At the very least, the Christian must reject gnosticism – that ancient heresy that despises the body and sees the body as a prison of the soul. Unfortunately, this is a prominent view among Protestants and Evangelicals. They see the body as responsible for sin and pain and death, and to die is to finally escape the body and be a “free spirit”, so to speak. To escape is to be be at peace. But this is not Christianity. It is a damnable lie. Souls and bodies are supposed to be together – that is how God created us. To separate them, through death, is not God’s will, and a soul separated from the body that does not commune with Christ is by definition unfulfilled and in torment, a captive to its own passions, pride and selfishness, all of which can only be satiated by the body. So on this basis alone, to take one’s own life and destroy the image of God in oneself is, without the intercession of the Church, an act that eternally condemns the soul to despair. It’s better to stay alive and suffer in the body than go through that!
But this is not just about fear of what lies beyond. Nor is it even about the “redemptive power of suffering”, an offensive concept to many people, although I believe it to be true. (If you want to read a good explanation of redemptive suffering, Andrew Damick does it very well here). It is about life and hope and faith and the conquest of death and Hades that God achieved in Christ through His own suffering. It is about the image of God in us that He created in us. It is because we have this hope that we seek to persevere, as so many people in the Bible persevered through trials and suffering, and we seek to affirm and cultivate that image of the loving, suffering God in us, instead of destroying it to remove some temporal physical pain we experience.
This hope is not some scholastic, intellectual, theoretical hope. It is an ontological hope that naturally exists within us, that struggles for life even as we seek to suppress and destroy that hope. In suffering, rather than giving in, we affirm that our life has meaning, that it has purpose, that it is valuable. We struggle for it because it is worth something. And that is where the contradiction in euthanasia lies. Suicide is the obliteration of the meaning of one’s life – the floccinaucinihilipilification of it. And yet euthanasia is sold as “death with dignity”! Well what a nonsense. Dignity implies some meaning to one’s life and death. Either your life has meaning, and you seek life, through whatever miserable crawling struggle that entails, or it has none, and you kill yourself. There is no Mr Inbetween. To seek dignity of any sort is to be on the side of life, not death. It implicitly recognises the Source of dignity – God’s image in us.

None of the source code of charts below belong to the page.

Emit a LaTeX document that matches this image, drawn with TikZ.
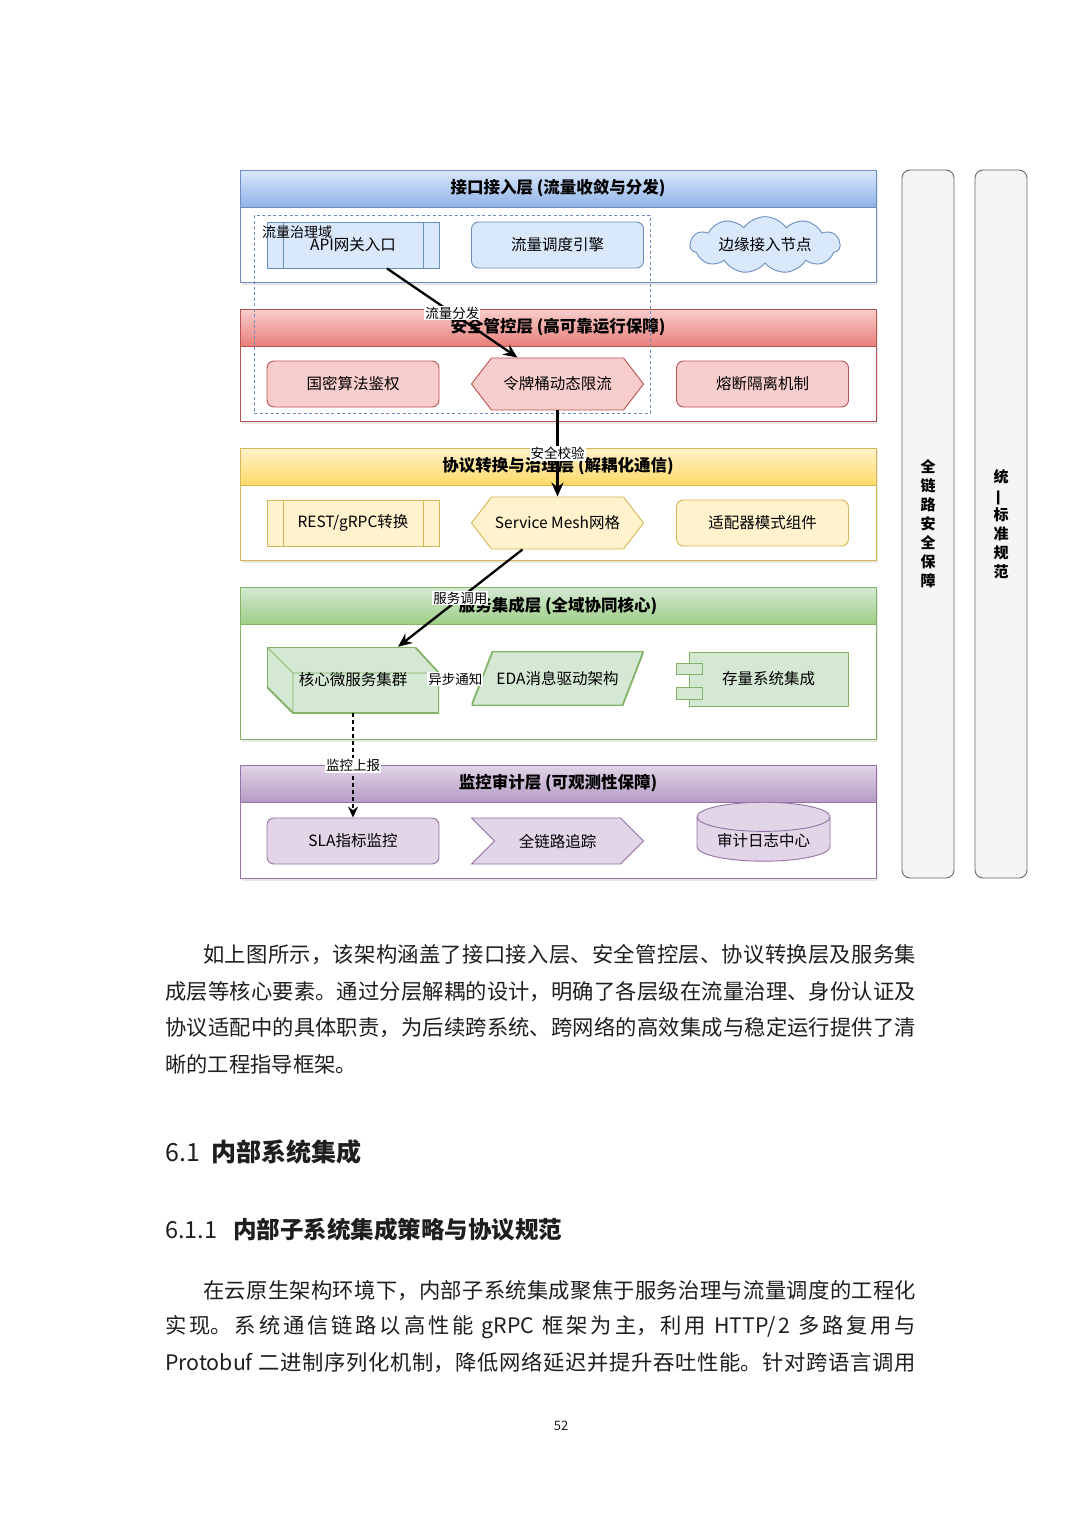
\documentclass[tikz,border=0pt]{standalone}
\usepackage{fontspec}
\setmainfont{Noto Sans CJK SC}
\usetikzlibrary{
  arrows.meta,
  positioning,
  shapes.geometric,
  shapes.symbols,
  shadows,
  calc,
}
\XeTeXlinebreaklocale "zh"
\XeTeXlinebreakskip=0pt plus 2pt

\definecolor{lnblue}{HTML}{6C8EBF}
\definecolor{bgblue}{HTML}{DAE8FC}
\definecolor{hdblue}{HTML}{8FB3E6}
\definecolor{lnred}{HTML}{B85450}
\definecolor{bgred}{HTML}{F8CECC}
\definecolor{hdred}{HTML}{EA7F7B}
\definecolor{lnyellow}{HTML}{D6B656}
\definecolor{bgyellow}{HTML}{FFF2CC}
\definecolor{hdyellow}{HTML}{FFD966}
\definecolor{lngreen}{HTML}{82B366}
\definecolor{bggreen}{HTML}{D5E8D4}
\definecolor{hdgreen}{HTML}{9DCF86}
\definecolor{lnpurple}{HTML}{9673A6}
\definecolor{bgpurple}{HTML}{E1D5E7}
\definecolor{hdpurple}{HTML}{B59BC4}
\definecolor{bargray}{HTML}{F5F5F5}
\definecolor{barline}{HTML}{666666}
\definecolor{inkgray}{HTML}{1E1E1E}

\newcommand{\fsz}[1]{\fontsize{#1}{#1}\selectfont}
\def\ppb{path picture bounding box}

\begin{document}
\begin{tikzpicture}[x=1pt, y=-1pt,
    laybox/.style={draw=ln#1, fill=white, line width=.9pt,
      drop shadow={shadow xshift=2pt, shadow yshift=-3pt, opacity=.18}},
    band/.style={draw=ln#1, top color=bg#1, bottom color=hd#1, line width=.9pt},
    laytitle/.style={font=\fsz{16.5}\bfseries, inner sep=1pt},
    part/.style={draw=ln#1, fill=bg#1, line width=.9pt, minimum width=172pt,
      minimum height=46pt, inner sep=2pt, font=\fsz{15.5}},
    rbox/.style={part=#1, rounded corners=7pt},
    proc/.style={part=#1, path picture={
        \draw[ln#1, line width=.9pt]
          ([xshift=16pt]\ppb.north west) -- ([xshift=16pt]\ppb.south west)
          ([xshift=-16pt]\ppb.north east) -- ([xshift=-16pt]\ppb.south east);}},
    hexa/.style={part=#1, signal, signal to=east and west,
      signal pointer angle=105, minimum height=52pt},
    chev/.style={part=#1, signal, signal from=west, signal to=east,
      signal pointer angle=90},
    slant/.style={minimum width=172pt, minimum height=54pt, inner sep=2pt,
      font=\fsz{15.5}, path picture={
        \filldraw[fill=bg#1, draw=ln#1, line width=1.8pt]
          ([xshift=21pt]\ppb.north west) -- (\ppb.north east)
          -- ([xshift=-21pt]\ppb.south east) -- (\ppb.south west) -- cycle;}},
    cubebox/.style={minimum width=172pt, minimum height=66pt, inner sep=2pt,
      font=\fsz{15.5}, path picture={
        \filldraw[fill=bg#1, draw=ln#1, line width=1.8pt, line join=round]
          (\ppb.north west) -- ([xshift=-24pt]\ppb.north east)
          -- ([yshift=-26pt]\ppb.north east) -- (\ppb.south east)
          -- ([xshift=26pt]\ppb.south west) -- ([yshift=26pt]\ppb.south west) -- cycle;
        \draw[ln#1, line width=.9pt]
          (\ppb.north west) -- ([xshift=26pt,yshift=-26pt]\ppb.north west)
          -- ([yshift=-26pt]\ppb.north east)
          ([xshift=26pt,yshift=-26pt]\ppb.north west) -- ([xshift=26pt]\ppb.south west);}},
    flow/.style={draw=black, line width=2.3pt, -{Stealth[length=14pt, width=12pt]}},
    edgetxt/.style={fill=white, inner sep=1pt, font=\fsz{13.5}},
    bar/.style={draw=barline, fill=bargray, rounded corners=8pt, line width=.9pt,
      minimum width=52pt, minimum height=708pt, align=center,
      font=\fontsize{15}{19}\selectfont\bfseries},
    bodyline/.style={anchor=west, inner sep=0pt, align=justify, text=inkgray,
      font=\fsz{21.3}, execute at begin node={\parindent=0pt\noindent\parfillskip=0pt\relax}},
    bodyend/.style={anchor=west, inner sep=0pt, text=inkgray, font=\fsz{21.3}},
  ]
  \fill[white] (0,0) rectangle (1080,1528);
  \useasboundingbox (0,0) rectangle (1080,1528);

  % five layers
  \foreach \n/\ya/\yb/\c/\txt in {
      acc/170/282/blue/{接口接入层 (流量收敛与分发)},
      sec/309/421/red/{安全管控层 (高可靠运行保障)},
      pro/448/560/yellow/{协议转换与治理层 (解耦化通信)},
      svc/587/739/green/{服务集成层 (全域协同核心)},
      mon/765/878/purple/{监控审计层 (可观测性保障)}}
  {
    \draw[laybox=\c] (240,\ya) rectangle (876,\yb);
    \draw[band=\c] (240,\ya) rectangle (876,\ya+37);
    \node[laytitle] (\n) at (558,\ya+18.5) {\txt};
  }

  % traffic domain
  \node[draw=lnblue, dash pattern=on 3pt off 2.5pt, line width=.8pt,
    minimum width=396pt, minimum height=198pt] (domain) at (452,314) {};

  % access layer
  \node[proc=blue] (api) at (353,245) {API网关入口};
  \node[rbox=blue] (sched) at (557.5,245) {流量调度引擎};
  \node[part=blue, cloud, cloud puffs=11, cloud puff arc=110, aspect=3.6,
    minimum width=150pt, minimum height=40pt] (edgeacc) at (765,245) {边缘接入节点};
  \node[anchor=west, inner sep=0pt, font=\fsz{14}] (domtxt) at (262,232) {流量治理域};

  % security layer
  \node[rbox=red] (sm) at (353,384) {国密算法鉴权};
  \node[hexa=red] (bucket) at (557.5,384) {令牌桶动态限流};
  \node[rbox=red] (fuse) at (762.5,384) {熔断隔离机制};

  % protocol layer
  \node[proc=yellow] (rest) at (353,523) {REST/gRPC转换};
  \node[hexa=yellow] (mesh) at (557.5,523) {Service Mesh网格};
  \node[rbox=yellow] (adapt) at (762.5,523) {适配器模式组件};

  % service layer
  \node[cubebox=green] (core) at (353,680) {核心微服务集群};
  \node[slant=green] (eda) at (557.5,678.5) {EDA消息驱动架构};
  \node[part=green, minimum width=159pt, minimum height=54pt] (comp) at (768.5,679) {存量系统集成};
  \draw[lngreen, fill=bggreen, line width=.9pt]
    ([xshift=-12pt,yshift=16pt]comp.west) rectangle ([xshift=14pt,yshift=5pt]comp.west)
    ([xshift=-12pt,yshift=-8pt]comp.west) rectangle ([xshift=14pt,yshift=-20pt]comp.west);

  % monitor layer
  \node[rbox=purple] (sla) at (353,841) {SLA指标监控};
  \node[chev=purple] (trace) at (557.5,841) {全链路追踪};
  \node[part=purple, cylinder, shape border rotate=90, aspect=.3,
    minimum width=133pt, minimum height=58pt] (audit) at (763.5,841) {审计日志中心};

  % flows
  \draw[flow] ([xshift=34pt]api.south) -- node[edgetxt] {流量分发} ([xshift=-40pt]bucket.north);
  \draw[flow] (bucket.south) -- node[edgetxt] {安全校验} (mesh.north);
  \draw[flow] ([xshift=-35pt]mesh.south) -- node[edgetxt] {服务调用} ([xshift=45pt]core.north);
  \draw[black, thin] (core.east) -- node[edgetxt] {异步通知} (eda.west);
  \draw[black, line width=1.3pt, dash pattern=on 4pt off 3pt, -{Stealth[length=11pt, width=10pt]}]
    (core.south) -- node[edgetxt] {监控上报} (sla.north);

  % side bars
  \node[bar] (guard) at (928,524) {全\\链\\路\\安\\全\\保\\障};
  \node[bar] (norm) at (1001,524) {统\\\rotatebox[origin=c]{90}{一}\\标\\准\\规\\范};

  % text below
  \node[bodyline, text width=713pt] (p1a) at (203,955) {如上图所示，该架构涵盖了接口接入层、安全管控层、协议转换层及服务集};
  \node[bodyline, text width=751pt] (p1b) at (165,992) {成层等核心要素。通过分层解耦的设计，明确了各层级在流量治理、身份认证及};
  \node[bodyline, text width=751pt] (p1c) at (165,1028) {协议适配中的具体职责，为后续跨系统、跨网络的高效集成与稳定运行提供了清};
  \node[bodyend] (p1d) at (165,1064) {晰的工程指导框架。};

  \node[anchor=west, inner sep=0pt, text=inkgray, font=\fsz{25}\bfseries] (h61) at (165,1152)
    {{\mdseries 6.1}\hspace{12pt}内部系统集成};
  \node[anchor=west, inner sep=0pt, text=inkgray, font=\fsz{23.5}\bfseries] (h611) at (165,1230)
    {{\mdseries 6.1.1}\hspace{16pt}内部子系统集成策略与协议规范};

  \node[bodyline, text width=713pt] (p2a) at (203,1291) {在云原生架构环境下，内部子系统集成聚焦于服务治理与流量调度的工程化};
  \node[bodyline, text width=751pt] (p2b) at (165,1327) {实现。系统通信链路以高性能 gRPC 框架为主，利用 HTTP/2 多路复用与};
  \node[bodyline, text width=751pt] (p2c) at (165,1363) {Protobuf 二进制序列化机制，降低网络延迟并提升吞吐性能。针对跨语言调用};

  \node[font=\fsz{13}, text=inkgray] (pageno) at (561,1426) {52};
\end{tikzpicture}
\end{document}
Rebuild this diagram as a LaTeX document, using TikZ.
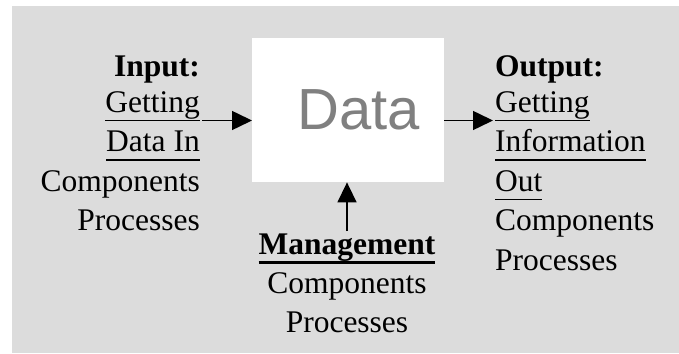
\documentclass[tikz,border=0pt]{standalone}
\usepackage{fontspec}
\setmainfont{Liberation Serif}
\newfontfamily\arialfont{Liberation Sans}
\usetikzlibrary{arrows.meta}
\definecolor{panelgray}{RGB}{220,220,220}
\definecolor{datagray}{RGB}{128,128,128}
% underline at a fixed depth below the baseline
\newcommand{\ulword}[2][1.5pt]{\setbox0\hbox{#2}\rlap{\rule[-9pt]{\wd0}{#1}}\box0}
\begin{document}
\begin{tikzpicture}[x=1pt,y=1pt,
  txt/.style={inner sep=0pt, font=\fontsize{31.5}{36}\selectfont},
  link/.style={line width=1.5pt, -{Triangle[length=20pt,width=19pt]}}]
\useasboundingbox (0,0) rectangle (679,353);
\fill[panelgray] (12,0) rectangle (679,347);
% central store
\node[fill=white, minimum width=192pt, minimum height=144pt, inner sep=0pt,
      anchor=north west] (box) at (252,315) {};
\node[anchor=base, text=datagray, inner sep=0pt,
      font=\arialfont\fontsize{58}{60}\selectfont] (data) at (359,223) {Data};
% input column
\node[txt, anchor=base east] (in1) at (200,276) {\textbf{Input:}};
\foreach \t [count=\i from 2] in {\ulword{Getting},\ulword{Data In},Components,Processes}
  \node[txt, anchor=base east] (in\i) at (200,{280-39.5*(\i-1)}) {\t};
% output column
\node[txt, anchor=base west] (out1) at (495,276) {\textbf{Output:}};
\foreach \t [count=\i from 2] in {\ulword{Getting},\ulword{Information},\ulword{Out},Components,Processes}
  \node[txt, anchor=base west] (out\i) at (495,{280-39.5*(\i-1)}) {\t};
% management column
\foreach \t [count=\i] in {\textbf{\ulword[3pt]{Management}},Components,Processes}
  \node[txt, anchor=base] (mg\i) at (347,{98-39*(\i-1)}) {\t};
% connectors
\coordinate (inTail) at ([xshift=2pt,yshift=-8pt]in2.base east);
\coordinate (outTip) at ([xshift=-2pt,yshift=-8pt]out2.base west);
\draw[link] (inTail) -- (inTail -| box.west);
\draw[link] (outTip -| box.east) -- (outTip);
\draw[link] ([yshift=3pt]mg1.north) -- (mg1.north |- box.south);
\end{tikzpicture}
\end{document}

To struggle for no end is truly pitiable. But we do have an end – a great hope! our union with Christ, which we strive towards when we undergo suffering, and we run from when we subject ourselves to indignities of any kind, whether licentiousness in food, drugs, sex, money, power, or in its purest form, actively killing ourselves. This is Christianity: To struggle with Christ, to suffer with Him, to restore His image in us, to seek His dignity, and to die with dignity, despite the indignities forced on us, and especially the indignities forced on Christ. That’s where we find meaning and dignity in life. Not in destroying our body to eliminate physical pain.
I hope and pray that Ms Maynard, and all like her who suffer in pain, find their value and dignity not in death but in life, and in the Giver of Life.